January 11, 2023 • #

Fernando Borretti gets real on the likely-useless time sink that is the perfectionist “tools-for-thought” space:

People have this aspirational idea of building a vast, oppressively colossal, deeply interlinked knowledge graph to the point that it almost mirrors every discrete concept and memory in their brain. And I get the appeal of maximalism. But they’re counting on the wrong side of the ledger. Every node in your knowledge graph is a debt. Every link doubly so. The more you have, the more in the red you are. Every node that has utility—an interesting excerpt from a book, a pithy quote, a poem, a fiction fragment, a few sentences that are the seed of a future essay, a list of links that are the launching-off point of a project—is drowned in an ocean of banality. Most of our thoughts appear and pass away instantly, for good reason.

As an aspiring tools-for-thought user, who keeps his own notes in a “PKM”, this piece rings true (and painful). The reality of personal wikis, totalizing note-taking apps, and people with their fully hyperlinked massive graphs of notes is that most of this is for naught.

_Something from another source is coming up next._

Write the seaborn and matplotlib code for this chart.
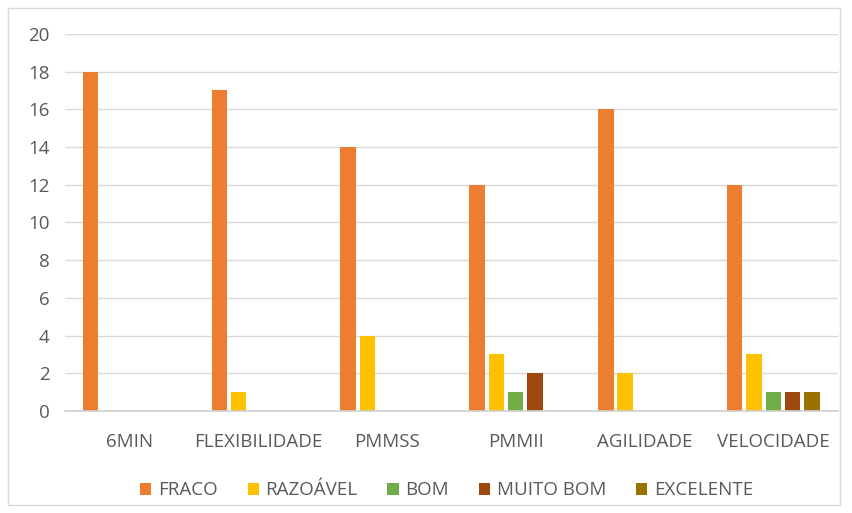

It largely ends up being nothing more than a playground for creating big structures of information that don’t solve a problem.

I’ve spent tons of time fiddling with notes in Roam, Obsidian, Logseq, and every productivity tool under the sun, even while being very aware of the fact that _tools don’t make you productive_on their own. Yet still, most of what this post describes is the honest reality: we can excuse our way to spending huge amounts of time trying to build a castle of an immaculate hyperlinked memex, but really Apple Notes, a calendar app, and a checklist tracker will solve the problem just fine.